Under the terms of the Underwriting Agreement, DCRD agreed to (i) indemnify and hold harmless each underwriter involved in the DCRD IPO, its directors, officers, employees, agents, affiliates and each person, if any, who controls the underwriter within the meaning of the Securities Act or the Exchange Act, against any and all losses, claims, damages or liabilities, joint or several, to which they or any of them may become subject under the Securities Act, the Exchange Act or other U.S. federal or state statutory law or regulation, at common law or otherwise, insofar as such losses, claims, damages or liabilities (or actions in respect thereof) arise out of or are based upon any untrue statement or alleged untrue statement of a material fact contained in the Registration Statement (as defined in the Underwriting Agreement) for the registration of the Securities (as defined in the Underwriting Agreement) as originally filed or in any amendment thereof, or in any Preliminary Prospectus (as defined in the Underwriting Agreement), the Statutory Prospectus (as defined in the Underwriting Agreement), the Prospectus (as defined in the Underwriting Agreement), any “road show” as defined in Rule 433(h) under the Securities Act or any Written Testing-the-Waters Communication (as defined in the Underwriting Agreement) or in any amendment thereof or supplement thereto, or arise out of or are based upon the omission or alleged omission of a material fact required to be stated therein or necessary to make the statements therein not misleading, and (ii) reimburse each such indemnified party, as incurred, for any legal or other expenses reasonably incurred by them in connection with investigating or defending against any loss, claim, damage, liability or action. Accordingly, if any claims, litigation, disputes or other legal proceedings are brought by third parties against an underwriter involved in the DCRD IPO in relation to the services it provided to DCRD, DCRD may be found liable for or reimburse such underwriter for the losses and costs it incurs. There can be no assurance that DCRD would have sufficient funds to satisfy such indemnification claims or reimbursement obligations.
Credit Suisse and Citi have gratuitously waived their right to deferred underwriting discounts and commissions in connection with the Business Combination.
In connection with the DCRD IPO, Credit Suisse and Citi, the underwriters of the DCRD IPO, were entitled to an underwriting discount of $0.20 per DCRD Unit, or $6,325,000 in the aggregate, paid upon closing of the DCRD IPO. In addition, $0.35 per DCRD Unit, or approximately $11,068,750 in the aggregate, will be payable to the underwriters for deferred underwriting discounts and commissions. The deferred underwriting discounts and commissions will become payable to the underwriters from the amounts held in the Trust Account solely in the event that DCRD completes an Initial Business Combination, subject to the terms of the Underwriting Agreement. However, on January 16, 2023, each of Credit Suisse and Citi delivered separate letters to DCRD (the “Fee Waiver Letters”) and gratuitously waived their right to deferred underwriting discounts and commissions in connection with the Business Combination. Accordingly, DCRD does not owe such underwriters deferred underwriting discounts and commissions in connection with the Business Combination. DCRD expects to use the funds previously reserved for these deferred underwriting discounts and commissions to pay additional transaction expenses.

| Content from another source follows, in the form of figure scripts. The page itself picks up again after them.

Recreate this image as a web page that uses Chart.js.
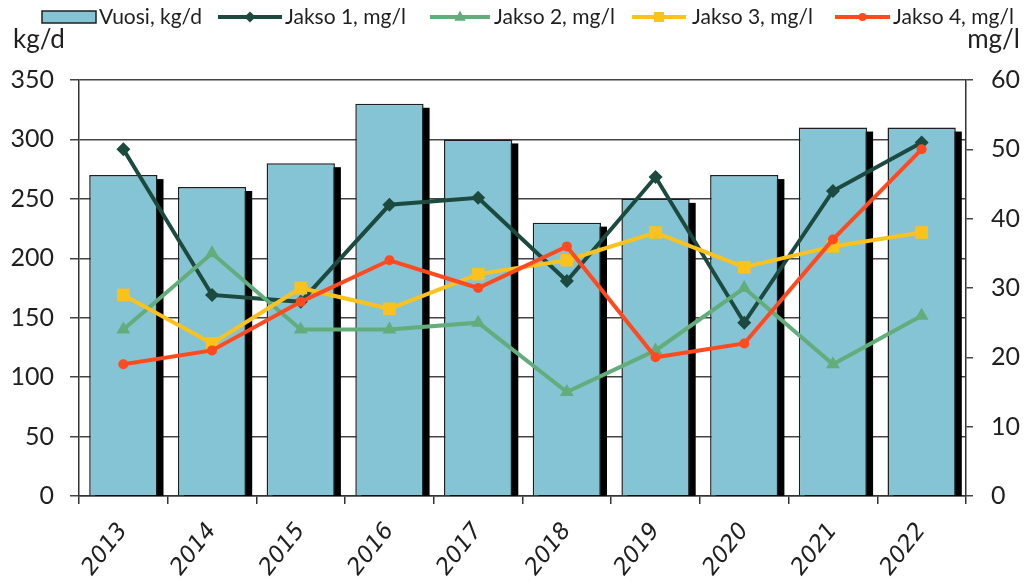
<!DOCTYPE html>
<html lang="fi">
<head>
<meta charset="UTF-8">
<title>Kuormitus</title>
<script src="https://cdn.jsdelivr.net/npm/chart.js"></script>
<style>
  body { margin: 0; background: #fff; }
</style>
</head>
<body>
<canvas id="kuorma" width="1025" height="582"></canvas>
<script>
// vuosittainen kuorma ja jaksojen pitoisuudet
const vuodet = ['2013', '2014', '2015', '2016', '2017', '2018', '2019', '2020', '2021', '2022'];
const vuosiKgD = [270, 260, 280, 330, 300, 230, 250, 270, 310, 310];
const jakso1 = [50, 29, 28, 42, 43, 31, 46, 25, 44, 51];
const jakso2 = [24, 35, 24, 24, 25, 15, 21, 30, 19, 26];
const jakso3 = [29, 22, 30, 27, 32, 34, 38, 33, 36, 38];
const jakso4 = [19, 21, 28, 34, 30, 36, 20, 22, 37, 50];
const kgTicks = [0, 50, 100, 150, 200, 250, 300, 350];
const mgTicks = [0, 10, 20, 30, 40, 50, 60];

const tumma = '#1f1f1f';

function merkki(ctx, tyyli, x, y, r, vari) {
    ctx.fillStyle = vari;
    ctx.beginPath();
    if (tyyli === 'rectRot') {
        ctx.moveTo(x, y - r); ctx.lineTo(x + r, y); ctx.lineTo(x, y + r); ctx.lineTo(x - r, y);
    } else if (tyyli === 'triangle') {
        ctx.moveTo(x, y - r); ctx.lineTo(x + r * 0.9, y + r * 0.6); ctx.lineTo(x - r * 0.9, y + r * 0.6);
    } else if (tyyli === 'rect') {
        ctx.rect(x - r * 0.7, y - r * 0.7, r * 1.4, r * 1.4);
    } else {
        ctx.arc(x, y, r, 0, Math.PI * 2);
    }
    ctx.closePath();
    ctx.fill();
}

// varjo pylväille, selite ja yksiköt
const piirrot = {
    id: 'piirrot',
    beforeDatasetDraw(chart, args) {
        if (args.index !== 0) return;
        const ctx = chart.ctx;
        const a = chart.chartArea;
        ctx.save();
        ctx.beginPath();
        ctx.rect(a.left, a.top, a.right - a.left, a.bottom - a.top);
        ctx.clip();
        ctx.fillStyle = '#000';
        args.meta.data.forEach(b => {
            const p = b.getProps(['x', 'y', 'width', 'base'], true);
            ctx.fillRect(p.x - p.width / 2 + 6, p.y + 4, p.width, p.base - p.y);
        });
        ctx.restore();
    },
    afterDraw(chart) {
        const ctx = chart.ctx;
        const ds = chart.data.datasets;
        ctx.save();
        ctx.font = '21px Lato';
        ctx.textBaseline = 'middle';
        const y = 17;

        // pylvään selite
        ctx.fillStyle = ds[0].backgroundColor;
        ctx.fillRect(42, 11, 54, 12);
        ctx.strokeStyle = tumma;
        ctx.lineWidth = 1.5;
        ctx.strokeRect(42, 11, 54, 12);
        ctx.fillStyle = tumma;
        ctx.fillText(ds[0].label, 99, y);

        const paikat = [[218, 282, 285], [430, 490, 494], [632, 686, 692], [835, 890, 893]];
        paikat.forEach((p, i) => {
            const d = ds[i + 1];
            ctx.strokeStyle = d.borderColor;
            ctx.lineWidth = 4;
            ctx.beginPath();
            ctx.moveTo(p[0], y); ctx.lineTo(p[1], y);
            ctx.stroke();
            merkki(ctx, d.pointStyle, (p[0] + p[1]) / 2, y, d.pointRadius * 0.8, d.borderColor);
            ctx.fillStyle = tumma;
            ctx.fillText(d.label, p[2], y);
        });

        ctx.font = '26px Lato';
        ctx.textAlign = 'left';
        ctx.fillText('kg/d', 13, 40);
        ctx.textAlign = 'right';
        ctx.fillText('mg/l', 1020, 40);
        ctx.restore();
    }
};

const ctx = document.getElementById('kuorma').getContext('2d');
new Chart(ctx, {
    type: 'bar',
    data: {
        labels: vuodet,
        datasets: [
            {
                type: 'bar',
                label: 'Vuosi, kg/d',
                data: vuosiKgD,
                yAxisID: 'y',
                backgroundColor: '#84C4D4',
                borderColor: tumma,
                borderWidth: 1.5,
                barPercentage: 0.77,
                categoryPercentage: 1,
                order: 5
            },
            {
                type: 'line',
                label: 'Jakso 1, mg/l',
                data: jakso1,
                yAxisID: 'y1',
                borderColor: '#1C4A3E',
                backgroundColor: '#1C4A3E',
                borderWidth: 4,
                pointStyle: 'rectRot',
                pointRadius: 7,
                pointBorderWidth: 0,
                order: 4
            },
            {
                type: 'line',
                label: 'Jakso 2, mg/l',
                data: jakso2,
                yAxisID: 'y1',
                borderColor: '#62AD7B',
                backgroundColor: '#62AD7B',
                borderWidth: 4,
                pointStyle: 'triangle',
                pointRadius: 8,
                pointBorderWidth: 0,
                order: 3
            },
            {
                type: 'line',
                label: 'Jakso 3, mg/l',
                data: jakso3,
                yAxisID: 'y1',
                borderColor: '#FBC21E',
                backgroundColor: '#FBC21E',
                borderWidth: 4,
                pointStyle: 'rect',
                pointRadius: 9,
                pointBorderWidth: 0,
                order: 2
            },
            {
                type: 'line',
                label: 'Jakso 4, mg/l',
                data: jakso4,
                yAxisID: 'y1',
                borderColor: '#FF4A1F',
                backgroundColor: '#FF4A1F',
                borderWidth: 4,
                pointStyle: 'circle',
                pointRadius: 5,
                pointBorderWidth: 0,
                order: 1
            }
        ]
    },
    options: {
        responsive: false,
        animation: false,
        devicePixelRatio: 1,
        layout: { padding: { top: 80, left: 0, right: 0, bottom: 0 } },
        plugins: {
            legend: { display: false },
            tooltip: { enabled: false }
        },
        scales: {
            x: {
                offset: true,
                grid: { offset: true, drawOnChartArea: false, drawTicks: true, tickLength: 8, color: '#333', lineWidth: 1.5 },
                border: { color: '#333', width: 1.5 },
                ticks: {
                    minRotation: 52, maxRotation: 52, padding: 14,
                    color: tumma,
                    font: { family: 'DejaVu Sans', size: 23, style: 'italic' }
                },
                afterFit(s) { s.height = 86; }
            },
            y: {
                position: 'left',
                min: kgTicks[0], max: kgTicks[kgTicks.length - 1],
                afterBuildTicks(s) { s.ticks = kgTicks.map(v => ({ value: v })); },
                grid: { color: '#444', lineWidth: 1.5, tickLength: 9 },
                border: { color: '#333', width: 1.5 },
                ticks: { padding: 16, color: tumma, font: { family: 'Lato', size: 25 } },
                afterFit(s) { s.width = 79; }
            },
            y1: {
                position: 'right',
                min: mgTicks[0], max: mgTicks[mgTicks.length - 1],
                afterBuildTicks(s) { s.ticks = mgTicks.map(v => ({ value: v })); },
                grid: { drawOnChartArea: false, color: '#444', lineWidth: 1.5, tickLength: 7 },
                border: { color: '#333', width: 1.5 },
                ticks: { padding: 18, color: tumma, font: { family: 'Lato', size: 25 } },
                afterFit(s) { s.width = 59; }
            }
        }
    },
    plugins: [piirrot]
});
</script>
</body>
</html>
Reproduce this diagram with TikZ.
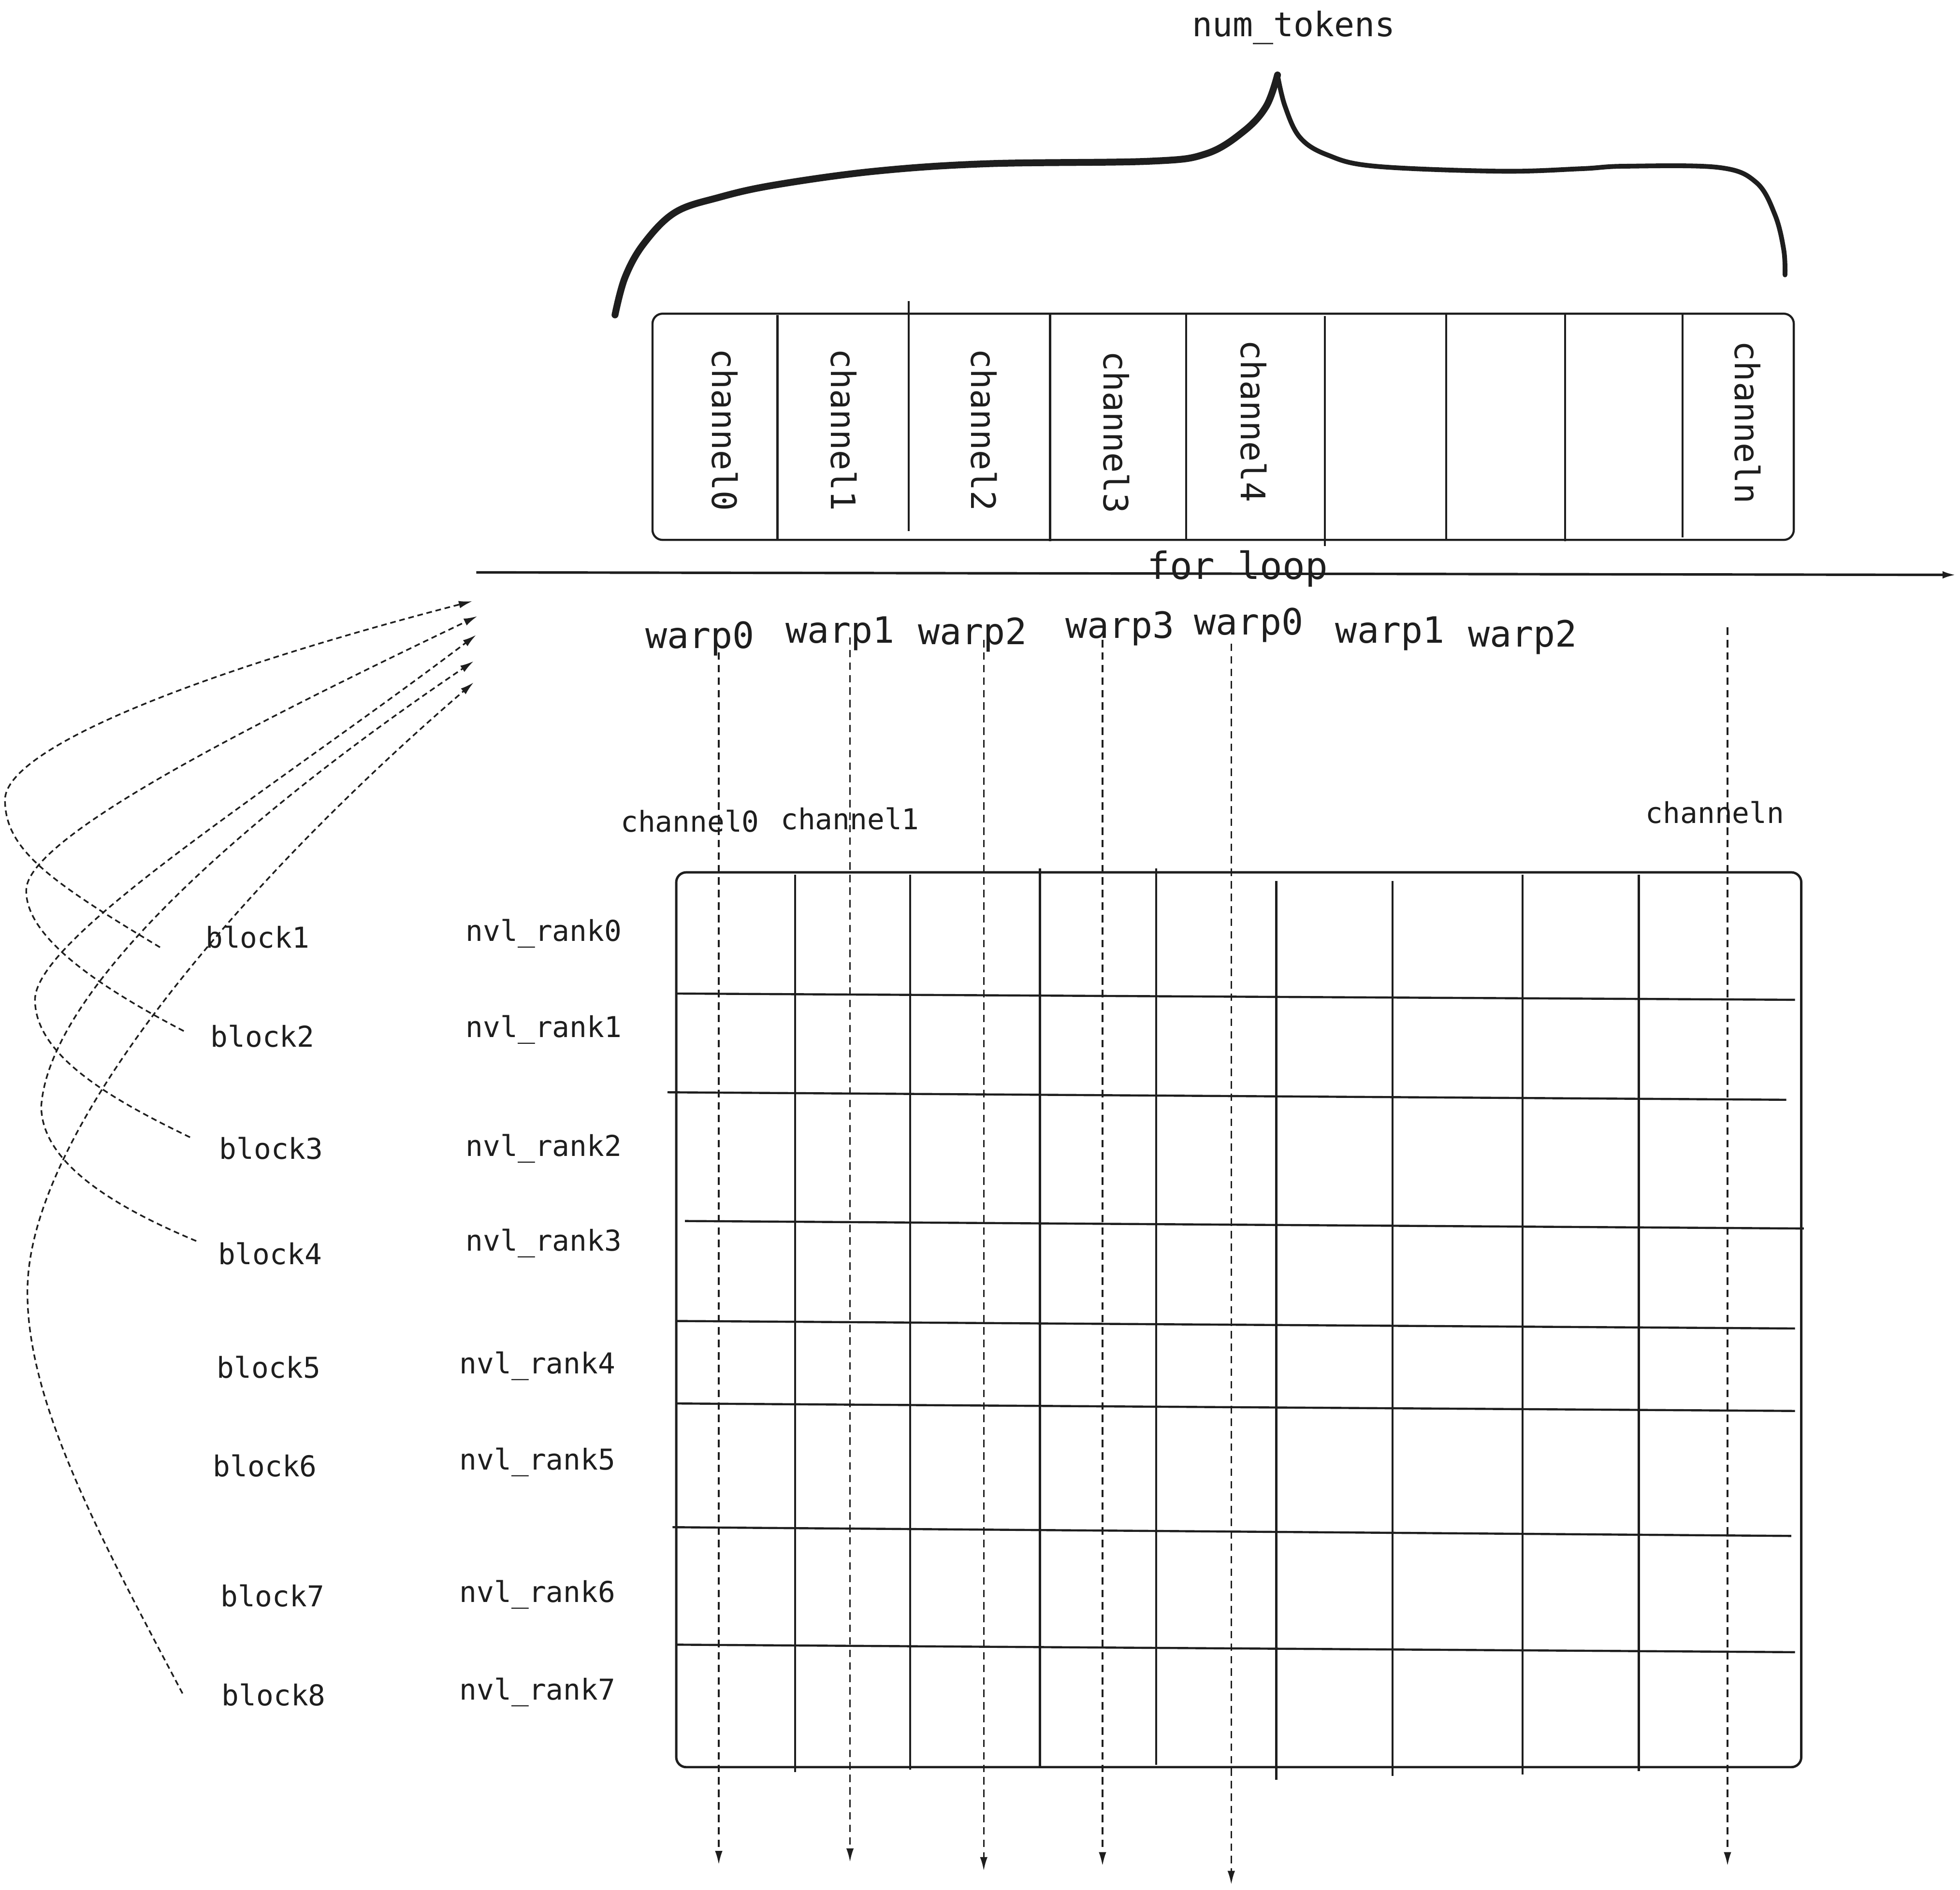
\documentclass[tikz,border=0pt]{standalone}
\usepackage{fontspec}
\setmainfont{DejaVu Sans Mono}
\usepackage{tikz}
\usetikzlibrary{arrows.meta}
\definecolor{ink}{HTML}{1E1E1E}

\begin{document}
\begin{tikzpicture}[x=1pt, y=-1pt, >={Latex[length=11pt,width=6pt]}, color=ink,
    every node/.style={text=ink, inner sep=0pt},
    lbl/.style={font=\fontsize{23}{23}\selectfont},
    bigtxt/.style={font=\fontsize{27}{27}\selectfont},
    warplbl/.style={font=\fontsize{29}{29}\selectfont},
    chanlbl/.style={font=\fontsize{27}{27}\selectfont, rotate=-90},
    thin/.style={line width=1.7pt},
    flow/.style={->, line width=1.3pt, dash pattern=on 6pt off 4pt},
    hop/.style={->, line width=1.3pt, dash pattern=on 4.5pt off 3pt}]
    \useasboundingbox (0,0) rectangle (1568,1512);

    % brace over the channels
    \draw[line width=5.5pt, line cap=round, line join=round] plot[smooth, tension=0.6] coordinates {(492,252) (500,222) (515,195) (540,170) (575,158) (620,148) (700,137) (790,131) (920,129) (965,123) (995,105) (1013,85) (1022,60)};
    \draw[line width=3.8pt, line cap=round, line join=round] plot[smooth, tension=0.6] coordinates {(1022,60) (1028,85) (1040,110) (1062,124) (1100,133) (1200,137) (1265,135) (1300,133) (1375,134) (1405,146) (1420,172) (1427,200) (1428,220)};
    \node[bigtxt] (tokens) at (1035,22) {num\_tokens};

    % channels of one token
    \draw[thin, rounded corners=8pt] (522,251) rectangle (1435,432);
    \foreach \x/\ya/\yb in {622/252/432, 727/241/425, 840/250/433, 949/250/432, 1060/253/437, 1157/250/431, 1252/250/433, 1346/250/430}
        \draw[thin] (\x,\ya) -- (\x,\yb);
    \foreach \x/\y/\t in {580/344/channel0, 675/344/channel1, 787/344/channel2, 893/346/channel3, 1003/337/channel4, 1398/338/channeln}
        \node[chanlbl] (box\t) at (\x,\y) {\t};

    % for loop
    \coordinate (loopL) at (381,458);
    \coordinate (loopR) at (1565,460);
    \draw[->, line width=2pt] (loopL) -- (loopR);
    \node[font=\fontsize{30}{30}\selectfont] (forloop) at (990,455) {for loop};

    \foreach \n/\x/\y/\t in {0/560/511/warp0, 1/672/507/warp1, 2/778/508/warp2, 3/896/503/warp3, 4/999/500/warp0, 5/1112/507/warp1, 6/1218/510/warp2}
        \node[warplbl] (warp\n) at (\x,\y) {\t};

    \foreach \x/\ya/\yb [count=\i] in {575/522/1492, 680/510/1490, 787/512/1497, 882/512/1493, 985/515/1508, 1382/502/1493} {
        \coordinate (top\i) at (\x,\ya);
        \coordinate (bot\i) at (\x,\yb);
        \draw[flow] (top\i) -- (bot\i);
    }

    \node[lbl] (col0) at (552,657) {channel0};
    \node[lbl] (col1) at (680,655) {channel1};
    \node[lbl] (coln) at (1372,650) {channeln};

    % ranks x channels
    \draw[line width=1.9pt, rounded corners=8pt] (541,698) rectangle (1441,1414);
    \foreach \x/\ya/\yb in {636/700/1418, 728/700/1416, 832/695/1414, 925/695/1412, 1021/705/1424, 1114/705/1421, 1218/700/1420, 1311/700/1417}
        \draw[thin] (\x,\ya) -- (\x,\yb);
    \foreach \xa/\ya/\xb/\yb in {541/795/1436/800, 534/874/1429/880, 548/977/1443/983, 541/1057/1436/1063, 541/1123/1436/1129, 538/1222/1433/1229, 541/1316/1436/1322}
        \draw[thin] (\xa,\ya) -- (\xb,\yb);

    \foreach \n/\x/\y in {0/435/747, 1/435/824, 2/435/919, 3/435/995, 4/430/1093, 5/430/1170, 6/430/1276, 7/430/1354}
        \node[lbl] (rank\n) at (\x,\y) {nvl\_rank\n};
    \foreach \n/\x/\y in {1/206/750, 2/210/829, 3/217/919, 4/216/1003, 5/215/1094, 6/212/1173, 7/218/1277, 8/219/1356}
        \node[lbl] (block\n) at (\x,\y) {block\n};

    % blocks back to the loop
    \coordinate (b1s) at (128,758);  \coordinate (b1e) at (378,481);
    \coordinate (b2s) at (147,825);  \coordinate (b2e) at (382,493);
    \coordinate (b3s) at (152,910);  \coordinate (b3e) at (381,508);
    \coordinate (b4s) at (157,993);  \coordinate (b4e) at (379,529);
    \coordinate (b8s) at (146,1355); \coordinate (b8e) at (379,546);
    \draw[hop] (b1s) .. controls (40,705) and (4,680) .. (4,640) .. controls (4,600) and (150,540) .. (b1e);
    \draw[hop] (b2s) .. controls (80,790) and (20,750) .. (21,712) .. controls (22,670) and (200,580) .. (b2e);
    \draw[hop] (b3s) .. controls (90,880) and (28,845) .. (28,800) .. controls (28,750) and (220,630) .. (b3e);
    \draw[hop] (b4s) .. controls (90,965) and (33,930) .. (33,885) .. controls (40,790) and (200,650) .. (b4e);
    \draw[hop] (b8s) .. controls (80,1230) and (20,1120) .. (22,1030) .. controls (25,900) and (200,700) .. (b8e);
\end{tikzpicture}
\end{document}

Neither DCRD nor Hammerhead has formally engaged Credit Suisse or Citi to act as an advisor in any capacity related to the Business Combination. Additionally, neither Credit Suisse nor Citi was responsible for the preparation of any disclosure that is included in the Proxy Statement/Prospectus, or any materials underlying such disclosure. Neither Credit Suisse nor Citi was involved in the preparation of any materials received by the DCRD Board or the Hammerhead Board related to the Business Combination. Neither Credit Suisse nor Citi has produced work product in relation to the Business Combination for which DCRD relied on their expertise.
Other than Citi’s engagement as a PIPE placement agent in connection with DCRD’s proposed business combination with Company B as further described under the subsection “The Business Combination—Background of the Business Combination,” DCRD did not engage Credit Suisse or Citi in any advisory role or have any relationship with either of Credit Suisse or Citi following the DCRD IPO.
Credit Suisse and Citi have performed all of their obligations under the Underwriting Agreement to obtain their deferred underwriting discounts and commissions and are therefore gratuitously waiving their right to deferred underwriting discounts and commissions in connection with the Business Combination. Neither Credit Suisse nor Citi provided a reason for their waiving of the deferred underwriting discounts and commissions in connection with the Business Combination.